While Kerry instructed State Department officials to focus on appealing to the former UN official-turned-failed-presidential candidate, the U.S. Department of Defense officials dealt with General Sisi, the top military official. Senators John McCain and Lindsey Graham flew to Egypt and met with Sisi in early August for what one official described to me as “an early attempt to show the U.S. was united.” Following the meeting and in the eight days leading up to the August 14 eruption of sectarian violence, Defense Secretary Chuck Hagel reportedly called Sisi upwards of 11 times to try and calm the situation while Kerry continued to work ElBaradei. Neither was successful in their efforts.
Yet the Obama administration pressed on -- or rather, failed to press on with their diplomatic strategy of going through ElBaradei. President Obama and the first family began their eight-day vacation to Martha’s Vineyard on August 10 believing the Secretary Kerry-VP ElBaradei gamble would work. Though it was clear by the time Obama finished his first round of golf that Kerry’s strategy was failing, the President decided to stay with the Kerry plan. National Security Adviser Susan Rice, too, waited for Kerry.

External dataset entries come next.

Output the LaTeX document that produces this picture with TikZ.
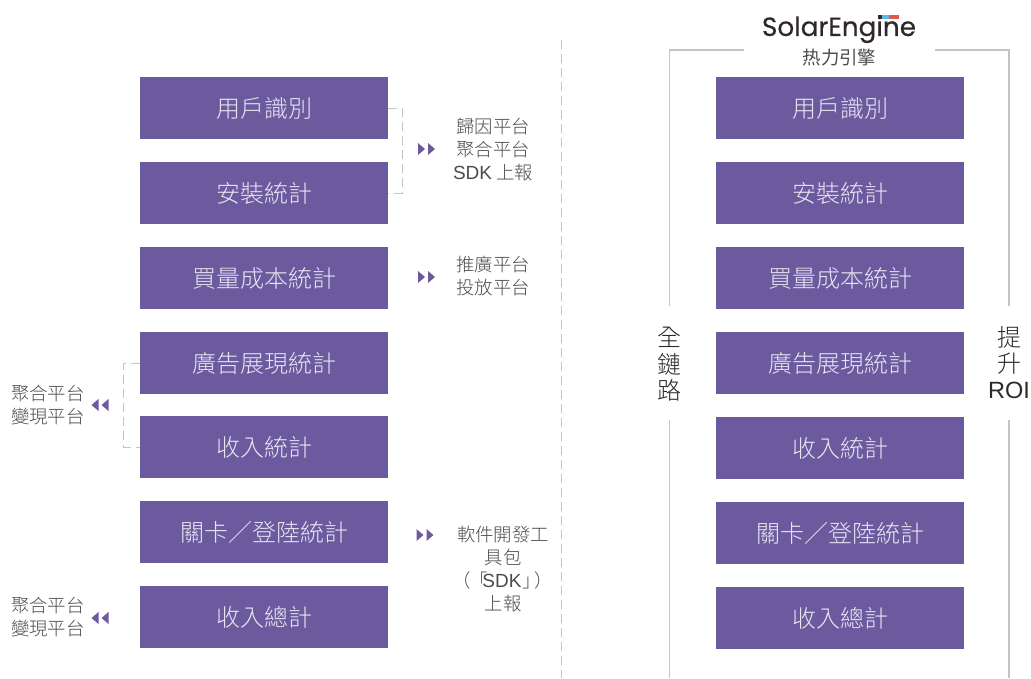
\documentclass[tikz,border=0pt]{standalone}
\usepackage{fontspec}
\setmainfont{Liberation Sans}
\newfontfamily\cjk{Noto Sans CJK TC Light}
\newfontfamily\logofont[FakeBold=0.45]{Poppins}
\newfontfamily\subfont{Noto Sans CJK TC}
\definecolor{boxc}{HTML}{6B5B9E}
\definecolor{txtc}{HTML}{4E4A48}
\definecolor{darkc}{HTML}{2E2826}
\definecolor{linec}{HTML}{C4C4C4}
\definecolor{boxtxt}{HTML}{E8E4F2}
\definecolor{logoblue}{HTML}{5BB9E2}
\definecolor{logored}{HTML}{E0594C}
\tikzset{
 bar/.style={fill=boxc,draw=none,minimum width=248pt,minimum height=62pt,inner sep=0pt,
   text=boxtxt,font=\fontsize{24}{24}\cjk},
 side/.style={text=txtc,align=center,inner sep=0pt,font=\fontsize{18.4}{23}\cjk},
 big/.style={text=darkc,inner sep=0pt,font=\fontsize{24}{24}\cjk},
 bracket/.style={draw=linec,line width=1pt,dash pattern=on 9pt off 5pt},
 frame/.style={draw=linec,line width=1.4pt},
 tri/.style={fill=boxc,draw=none}
}
\newcommand{\rtri}[2]{\fill[tri] (#1,#2-6) -- (#1+7,#2) -- (#1,#2+6) -- cycle;\fill[tri] (#1+10,#2-6) -- (#1+17,#2) -- (#1+10,#2+6) -- cycle;}
\newcommand{\ltri}[2]{\fill[tri] (#1+7,#2-6) -- (#1,#2) -- (#1+7,#2+6) -- cycle;\fill[tri] (#1+17,#2-6) -- (#1+10,#2) -- (#1+17,#2+6) -- cycle;}
\newcommand{\sdk}{{\fontspec{Liberation Sans}\fontsize{19}{23}\selectfont\color{txtc}SDK}}
\begin{document}
\begin{tikzpicture}[x=1pt,y=-1pt]
\useasboundingbox (0,0) rectangle (1031,678);
% left column
\node[bar] (l1) at (264,108) {\raisebox{0.6pt}{用戶識別}};
\node[bar] (l2) at (264,193) {\raisebox{0.6pt}{安裝統計}};
\node[bar] (l3) at (264,278) {\raisebox{0.6pt}{買量成本統計}};
\node[bar] (l4) at (264,363) {\raisebox{0.6pt}{廣告展現統計}};
\node[bar] (l5) at (264,447) {\raisebox{0.6pt}{收入統計}};
\node[bar] (l6) at (264,532) {\raisebox{0.6pt}{關卡／登陸統計}};
\node[bar] (l7) at (264,617) {\raisebox{0.6pt}{收入總計}};
% right column
\node[bar] (r1) at (840,108) {\raisebox{0.6pt}{用戶識別}};
\node[bar] (r2) at (840,193) {\raisebox{0.6pt}{安裝統計}};
\node[bar] (r3) at (840,278) {\raisebox{0.6pt}{買量成本統計}};
\node[bar] (r4) at (840,363) {\raisebox{0.6pt}{廣告展現統計}};
\node[bar] (r5) at (840,448) {\raisebox{0.6pt}{收入統計}};
\node[bar] (r6) at (840,533) {\raisebox{0.6pt}{關卡／登陸統計}};
\node[bar] (r7) at (840,618) {\raisebox{0.6pt}{收入總計}};
% dashed brackets
\draw[bracket] (l1.east) -- ++(14,0) |- (l2.east);
\draw[bracket] (l4.west) -- ++(-16,0) |- (l5.west);
% centre divider
\coordinate (divtop) at (561.5,40);
\coordinate (divbot) at (561.5,678);
\draw[bracket,line width=1.2pt] (divtop) -- (divbot);
% side labels
\node[side] (s1) at (493,149.5) {歸因平台\\聚合平台\\\sdk{} 上報};
\node[side] (s2) at (493,276) {推廣平台\\投放平台};
\node[side] (s3) at (48,405) {聚合平台\\變現平台};
\node[side] (s4) at (503,569.5) {軟件開發工\\具包\\\hbox{\kern-5pt（\kern-2pt「\kern-5pt\sdk\kern1pt」\kern-6pt）\kern-5pt}\\上報};
\node[side] (s5) at (48,617) {聚合平台\\變現平台};
\rtri{418}{149}
\rtri{418}{277}
\rtri{416.5}{535}
\ltri{91.5}{405}
\ltri{91.5}{618}
% outer frame
\node[big] (q1) at (669.5,337.5) {全};
\node[big] (q2) at (669.5,364) {鏈};
\node[big] (q3) at (669.5,390) {路};
\node[big] (p1) at (1009,337.5) {提};
\node[big] (p2) at (1009,364) {升};
\node[big,font=\fontsize{23.5}{24}\selectfont] (p3) at (1009,390) {ROI};
\coordinate (ltop) at (744,50);
\coordinate (lcorner) at (669.5,50);
\coordinate (lmid) at (669.5,306);
\coordinate (lmid2) at (669.5,420);
\coordinate (rtop) at (935,50);
\coordinate (rcorner) at (1009,50);
\coordinate (rmid) at (1009,306);
\coordinate (rmid2) at (1009,420);
\coordinate (lend) at (669.5,678);
\coordinate (rend) at (1009,678);
\draw[frame] (ltop) -- (lcorner) -- (lmid);
\draw[frame] (rtop) -- (rcorner) -- (rmid);
\draw[frame] (lmid2) -- (lend);
\draw[frame] (rmid2) -- (rend);
% logo
\node[inner sep=0pt,text=darkc,font=\fontsize{26.3}{28}\logofont] (logo) at (839,29.5) {SolarEngine};
\fill[darkc] (878,15) rectangle (882,19);
\fill[logoblue] (882,15) rectangle (889,19);
\fill[logored] (889,15) rectangle (899,19);
\node[text=txtc,inner sep=0pt,font=\fontsize{18.4}{18}\subfont] (sub) at (839.5,58) {热力引擎};
\end{tikzpicture}
\end{document}
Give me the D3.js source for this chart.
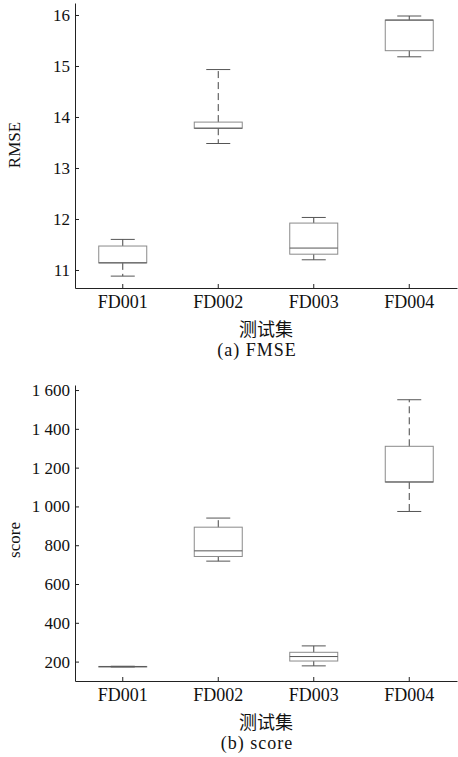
<!DOCTYPE html>
<html>
<head>
<meta charset="utf-8">
<script src="https://cdn.jsdelivr.net/npm/d3@7"></script>
<style>
  body { margin: 0; background: #fff; }
  svg text { font-family: "Liberation Serif", Tinos, "Times New Roman", Times, serif !important; fill: #111; }
  svg text.cjk { font-family: "Noto Sans CJK SC", sans-serif !important; }
</style>
</head>
<body>
<svg id="chart" width="458" height="757"></svg>
<script>
var categories = ["FD001", "FD002", "FD003", "FD004"];

// RMSE box stats: min, q1, median, q3, max
var rmseMin = [10.88, 13.48, 11.20, 15.18];
var rmseQ1  = [11.14, 13.78, 11.31, 15.30];
var rmseMed = [11.14, 13.78, 11.43, 15.90];
var rmseQ3  = [11.47, 13.90, 11.92, 15.90];
var rmseMax = [11.60, 14.93, 12.03, 15.98];
var rmseTicks = [11, 12, 13, 14, 15, 16];

// score box stats
var scoreMin = [172, 718, 178, 974];
var scoreQ1  = [174, 742, 203, 1126];
var scoreMed = [174, 771, 226, 1126];
var scoreQ3  = [175, 893, 248, 1310];
var scoreMax = [176, 940, 281, 1550];
var scoreTicks = [200, 400, 600, 800, 1000, 1200, 1400, 1600];

var svg = d3.select("#chart");
var left = 75, right = 457;

var x = d3.scaleBand().domain(categories).range([left, right]).padding(0);

function spaced(d) {
  return d3.format(",")(d).replace(",", " ");
}

function panel(opt) {
  var y = d3.scaleLinear().domain(opt.domain).range([opt.bottom, opt.top]);
  var g = svg.append("g");

  var boxes = categories.map(function(c, i) {
    return { c: c, min: opt.min[i], q1: opt.q1[i], med: opt.med[i], q3: opt.q3[i], max: opt.max[i] };
  });

  var bw = 48, cw = 24;
  var b = g.selectAll(".box").data(boxes).enter().append("g").attr("class", "box");
  var cx = function(d) { return x(d.c) + x.bandwidth() / 2; };

  // whiskers
  b.append("line")
    .attr("x1", cx).attr("x2", cx)
    .attr("y1", function(d) { return y(d.q3); })
    .attr("y2", function(d) { return y(d.max); })
    .attr("stroke", "#444").attr("stroke-dasharray", "7,4");
  b.append("line")
    .attr("x1", cx).attr("x2", cx)
    .attr("y1", function(d) { return y(d.q1); })
    .attr("y2", function(d) { return y(d.min); })
    .attr("stroke", "#444").attr("stroke-dasharray", "7,4");

  // caps
  ["min", "max"].forEach(function(k) {
    b.append("line")
      .attr("x1", function(d) { return cx(d) - cw / 2; })
      .attr("x2", function(d) { return cx(d) + cw / 2; })
      .attr("y1", function(d) { return y(d[k]); })
      .attr("y2", function(d) { return y(d[k]); })
      .attr("stroke", "#555");
  });

  // box
  b.append("rect")
    .attr("x", function(d) { return cx(d) - bw / 2; })
    .attr("width", bw)
    .attr("y", function(d) { return y(d.q3); })
    .attr("height", function(d) { return Math.max(0.5, y(d.q1) - y(d.q3)); })
    .attr("fill", "none").attr("stroke", "#8a8a8a");

  // median
  b.append("line")
    .attr("x1", function(d) { return cx(d) - bw / 2; })
    .attr("x2", function(d) { return cx(d) + bw / 2; })
    .attr("y1", function(d) { return y(d.med); })
    .attr("y2", function(d) { return y(d.med); })
    .attr("stroke", "#555");

  // axes
  var ya = d3.axisLeft(y).tickValues(opt.ticks).tickSizeInner(-4).tickSizeOuter(0)
    .tickPadding(5).tickFormat(opt.fmt);
  var yg = g.append("g").attr("transform", "translate(" + left + ",0)").call(ya);
  yg.attr("font-family", null);
  yg.selectAll("text").style("font-size", "17px");
  yg.selectAll("line, path").attr("stroke", "#222");

  var xa = d3.axisBottom(x).tickSizeInner(-4).tickSizeOuter(0).tickPadding(7);
  var xg = g.append("g").attr("transform", "translate(0," + opt.bottom + ")").call(xa);
  xg.attr("font-family", null);
  xg.selectAll("text").style("font-size", "18px");
  xg.selectAll("line, path").attr("stroke", "#222");

  g.append("text")
    .attr("transform", "translate(20," + opt.ylabelY + ") rotate(-90)")
    .attr("text-anchor", "middle")
    .style("font-size", "17px")
    .text(opt.ylabel);

  g.append("text").attr("class", "cjk")
    .attr("x", 266).attr("y", opt.bottom + 48)
    .attr("text-anchor", "middle")
    .style("font-size", "18px")
    .text("测试集");

  g.append("text")
    .attr("x", 257).attr("y", opt.bottom + 68)
    .attr("text-anchor", "middle")
    .style("font-size", "18px")
    .style("letter-spacing", "1px")
    .text(opt.caption);
}

panel({
  domain: [10.647, 16.235], top: 3, bottom: 288,
  min: rmseMin, q1: rmseQ1, med: rmseMed, q3: rmseQ3, max: rmseMax,
  ticks: rmseTicks, fmt: d3.format("d"),
  ylabel: "RMSE", ylabelY: 145, caption: "(a) FMSE"
});

panel({
  domain: [100, 1626], top: 385, bottom: 681,
  min: scoreMin, q1: scoreQ1, med: scoreMed, q3: scoreQ3, max: scoreMax,
  ticks: scoreTicks, fmt: spaced,
  ylabel: "score", ylabelY: 540, caption: "(b) score"
});
</script>
</body>
</html>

The same U.S. official in Cairo said, “DoD was trying to convince General Sisi. I didn’t see the NSC very active. They deferred to the Kerry-ElBaradei discussions and that proved to be a huge mistake. They blew it by believing in ElBaradei.”
Most U.S. officials and commentators, however, knew (and even publicly stated) that the former Director General of the International Atomic Energy Agency was too new to popular politics to be effective. ElBaradei was more comfortable discussing Egypt’s future in a Viennese café than in the streets of Tahrir Square, and his failed presidential campaign was never able to garner the mass support of even those with whom he most closely aligned.
James Poulos, writing in Forbes, stated as early as July 6: “It’s very hard to see how much traction he could get as the voice of a new era in Egyptian politics. He’s running plays from a liberalization playbook that’s decades old — not just pre-Arab Spring, but pre-9/11, pre-Internet.”
Yet Obama trusted the long-time friendship of Kerry and ElBaradei. Then-Sen. Kerry and ElBaradei spent years discussing how best to block the George W. Bush administration’s policies on Iraq, Iran and North Korea during ElBaradei’s tenure at the IAEA. ElBaradei even helped former Sen. Kerry during his failed 2004 presidential campaign against then-President Bush by publicly confronting the U.S. president on several foreign policy fronts from his UN seat. Shockingly, on Oct. 25, 2004, just days before the U.S. presidential election between Kerry and Bush, ElBaradei was accused of trying to influence the U.S. elections in favor of his friend John Kerry by releasing a UN report on missing weapons in Iraq, a report ElBaradei held for weeks.
The two former failed presidential candidates thought they were finally leading the countries they love this week. For a few days, it must have felt like old times for the diplomats as they sat scheming Egypt’s future together. It’s just too bad that President Obama allowed Kerry and ElBaradei another shot at what was clearly a diplomatic waste of time.